Personally, I loved the Mutant Chronicles TTRPG. It's a shame nobody ever played/plays it.
Pros: Lots of setting, hardly any rules.
Cons: the rules that did exist were often pointless (deducting armor from damage in a world that has 1d6 damage vs 9 point armor with no 20-is-crit rules is pointless), so even for the existing rules you often needed to make up your own. The skill and XP system needed some fixing, as well.
Ok, I guess that's not much help, I just like making shit up as I go along, as a DM, and I like that my players do the same (instead of "gaming" the existing rules). Changing the rules, making everything arbitrary, or having my own made up secret rules all help.

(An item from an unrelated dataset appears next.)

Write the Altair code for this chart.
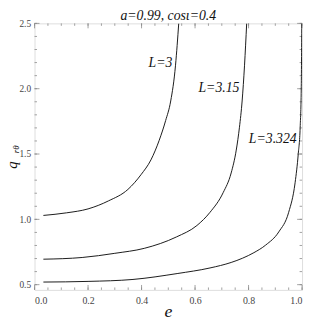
import altair as alt
import pandas as pd

# ---- data ----
e_L3 = [0.033, 0.12, 0.20, 0.276, 0.349, 0.398, 0.435, 0.466, 0.49, 0.509, 0.527, 0.533, 0.539]
q_L3 = [1.03, 1.05, 1.08, 1.141, 1.229, 1.342, 1.455, 1.605, 1.756, 1.906, 2.18, 2.33, 2.5]

e_L315 = [0.033, 0.178, 0.30, 0.41, 0.53, 0.607, 0.656, 0.705, 0.735, 0.754, 0.766, 0.776, 0.785, 0.793]
q_L315 = [0.695, 0.708, 0.74, 0.778, 0.865, 0.953, 1.054, 1.204, 1.355, 1.53, 1.705, 1.906, 2.18, 2.5]

e_L3324 = [0.033, 0.2, 0.368, 0.533, 0.656, 0.735, 0.778, 0.82, 0.864, 0.913, 0.95, 0.974, 0.986, 0.993, 0.997, 0.999]
q_L3324 = [0.52, 0.525, 0.54, 0.585, 0.628, 0.67, 0.703, 0.745, 0.803, 0.904, 1.054, 1.28, 1.505, 1.705, 2.0, 2.5]

label_text = ["L=3", "L=3.15", "L=3.324"]
label_e = [0.515, 0.766, 0.980]
label_q = [2.20, 2.006, 1.618]

x_major = [0.0, 0.2, 0.4, 0.6, 0.8, 1.0]
x_minor = [i / 20 for i in range(21)]
y_major = [0.5, 1.0, 1.5, 2.0, 2.5]
y_minor = [0.5 + i / 10 for i in range(21)]

X_DOMAIN = [0.0, 1.0]
Y_DOMAIN = [0.46, 2.5]

W = 272
H = 271
SERIF = "Liberation Serif, Times New Roman, DejaVu Serif, serif"
FRAME = "#8a8a8a"

rows = []
for name, es, qs in [("L=3", e_L3, q_L3), ("L=3.15", e_L315, q_L315), ("L=3.324", e_L3324, q_L3324)]:
    for i, (e, q) in enumerate(zip(es, qs)):
        rows.append({"series": name, "e": e, "q": q, "order": i})
curves = pd.DataFrame(rows)

xs = alt.Scale(domain=X_DOMAIN, nice=False, zero=False)
ys = alt.Scale(domain=Y_DOMAIN, nice=False, zero=False)

x_axis = alt.Axis(values=x_major, format=".1f", ticks=False, domain=False, grid=False,
                  labelFont=SERIF, labelFontSize=10, labelColor="#444", labelPadding=6,
                  title=None)
y_axis = alt.Axis(values=y_major, format=".1f", ticks=False, domain=False, grid=False,
                  labelFont=SERIF, labelFontSize=9.5, labelColor="#444", labelPadding=4,
                  title=None)

lines = alt.Chart(curves).mark_line(color="#1a1a1a", strokeWidth=1, interpolate="monotone", clip=True).encode(
    x=alt.X("e:Q", scale=xs, axis=x_axis),
    y=alt.Y("q:Q", scale=ys, axis=y_axis),
    detail="series:N",
    order="order:Q",
)

labels = alt.Chart(pd.DataFrame({"t": label_text, "e": label_e, "q": label_q})).mark_text(
    align="right", baseline="middle", font=SERIF, fontStyle="italic", fontSize=14, color="#111"
).encode(x=alt.X("e:Q", scale=xs), y=alt.Y("q:Q", scale=ys), text="t:N")

xmaj = pd.DataFrame({"v": x_major})
xmin = pd.DataFrame({"v": x_minor})
ymaj = pd.DataFrame({"v": y_major})
ymin = pd.DataFrame({"v": y_minor})

tick_style = dict(color=FRAME, strokeWidth=0.8)

def xticks(df, length):
    b = alt.Chart(df).mark_rule(**tick_style).encode(x=alt.X("v:Q", scale=xs), y=alt.value(H), y2=alt.value(H - length))
    t = alt.Chart(df).mark_rule(**tick_style).encode(x=alt.X("v:Q", scale=xs), y=alt.value(0), y2=alt.value(length))
    return b + t

def yticks(df, length):
    l = alt.Chart(df).mark_rule(**tick_style).encode(y=alt.Y("v:Q", scale=ys), x=alt.value(0), x2=alt.value(length))
    r = alt.Chart(df).mark_rule(**tick_style).encode(y=alt.Y("v:Q", scale=ys), x=alt.value(W), x2=alt.value(W - length))
    return l + r

title_df = pd.DataFrame({"t": ["a=0.99, cos\u03b9=0.4"]})
title = alt.Chart(title_df).mark_text(font=SERIF, fontStyle="italic", fontSize=14, color="#111",
                                      align="center", baseline="alphabetic").encode(
    text="t:N", x=alt.value(W / 2), y=alt.value(-3))

xt = alt.Chart(pd.DataFrame({"t": ["e"]})).mark_text(font=SERIF, fontStyle="italic", fontSize=18, color="#111",
                                                     align="center", baseline="alphabetic").encode(
    text="t:N", x=alt.value(W / 2), y=alt.value(H + 28))

yq = alt.Chart(pd.DataFrame({"t": ["q"]})).mark_text(font=SERIF, fontStyle="italic", fontSize=15, color="#111",
                                                     align="center", baseline="alphabetic", angle=270).encode(
    text="t:N", x=alt.value(-18), y=alt.value(144))
ysub = alt.Chart(pd.DataFrame({"t": ["r\u03b8"]})).mark_text(font=SERIF, fontStyle="italic", fontSize=9, color="#111",
                                                        align="center", baseline="alphabetic", angle=270).encode(
    text="t:N", x=alt.value(-16), y=alt.value(128))

chart = alt.layer(
    xticks(xmin, 2.5), xticks(xmaj, 5), yticks(ymin, 2.5), yticks(ymaj, 5),
    lines, labels, title, xt, yq, ysub,
).properties(
    width=W, height=H,
    autosize=alt.AutoSizeParams(type="none"),
    padding={"left": 27, "top": 13, "right": 3, "bottom": 30},
).configure_view(stroke=FRAME, strokeWidth=1).configure(background="white")

chart.save("out.html", embed_options={"renderer": "svg", "actions": False})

The character creation was fun, too. It's like: choose background. Ok, you're born in a family of your choosing. Roll for childhood random events. Stats are modified accordingly. Choose education. Random events are rolled, stuff is modified, choose career or higher education, stuff happens, switch career, stuff happens, ok you say you're done? Right, there you go. It's not as slow as it sounds, and having the background story progress in front of you (you need to fill in blanks, for instance you can have event: "you make an enemy, you gain a nemesis" during your career, you make up the story) will make that character "come alive" a lot more, you can relate to him/her a lot better. There's also quite some tables for different careers/backgrounds, but not overwhelmingly many.